The jobs conundrum

The jobs conundrum July 28, 2010

Profits are way up, but employment is way down.  Harold Meyerson is worried about what he sees as a new business model:

In the mildly halcyon days before the 2008 crash, the one economic outlier was wages. Profit, revenue and GDP all increased; only ordinary Americans’ incomes lagged behind. Today, wages are still down, employment remains low and sales revenue isn’t up much, either. But profits are the outlier. They’re positively soaring.

Among the 175 companies in the Standard & Poor’s 500-stock index that have released their second-quarter reports, the New York Times reported Sunday, revenue rose by a tidy 6.9 percent, but profits soared by a stunning 42.3 percent. Profits, that is, are increasing seven times faster than revenue. The mind, as it should, boggles.

How can America’s corporations so defy gravity? Ever adaptive, they have evolved a business model that enables them to make money even while the strapped American consumer has cut back on purchasing. For one thing, they are increasingly selling and producing overseas. General Motors is going like gangbusters in China, where it now sells more cars than it does in the United States. In China, GM employs 32,000 assembly-line workers; that’s just 20,000 fewer than the number of such workers it has in the States. And those American workers aren’t making what they used to; new hires get $14 an hour, roughly half of what veterans pull down.

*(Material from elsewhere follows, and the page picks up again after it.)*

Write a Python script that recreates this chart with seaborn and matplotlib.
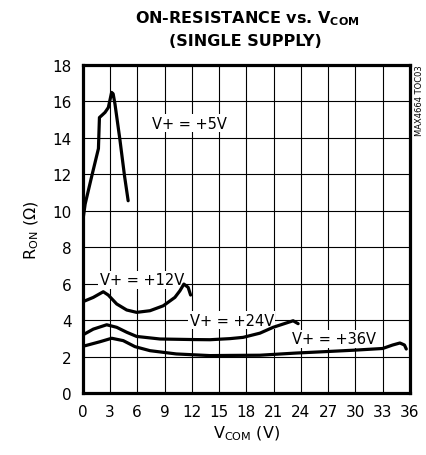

The GM model typifies that of post-crash American business: massive layoffs, productivity increases, wage reductions (due in part to the weakness of unions), and reduced sales at home; increased hiring and booming sales abroad. Another part of that model is cash retention. A Federal Reserve report last month estimated that American corporations are sitting on a record $1.8 trillion in cash reserves. As a share of corporate assets, that’s the highest level since 1964.

Why invest in new plants, offices and workers, particularly here at home? Spooked by the 2008 crash, corporations want to keep more money under the mattress. More important, they’re sitting pretty as profits rise.

via Harold Meyerson – The job machine grinds to a halt.

I wonder about this.  The big job creators in this country are not the big corporations but small businesses.  They do not usually have the luxury of outsourcing employment overseas.  We need to ask how they are doing and what they need to get back on their feet.

Companies do not exist, of course, primarily to provide people jobs; that is their social benefit, not their purpose.  But if they do not provide goods and services that people need, they will cease to exist.  Yet society needs to have people gainfully employed.  More from Meyerson:

The restoration of American prosperity, then, isn’t likely to be driven by our corporate sector. Across-the-board business tax cuts make no sense when business is already sitting on oceans of cash. Targeted tax cuts and credits for strategic investment and hiring within the United States, on the other hand, make excellent sense. The Obama administration has proposed expanding the tax credit for the manufacture of green technology here at home, and congressional Democrats will soon unveil legislation creating further incentives for domestic manufacturing.

Another source of jobs would be public, and public-private, investment in infrastructure. As Michael Lind and  Sherle Schwenninger of the New America Foundation have argued, building a new American infrastructure of roads, rail and broadband is not only an economic necessity but also the investment with the highest multiplier effect in creating new jobs. A U.S. infrastructure investment bank, such as that proposed by Rep. Rosa DeLauro (D-Conn.), could leverage significant private capital to begin America’s rebuilding, though the idea has encountered rough sledding in (surprise) the Senate.

I don’t know about that either. Any ideas?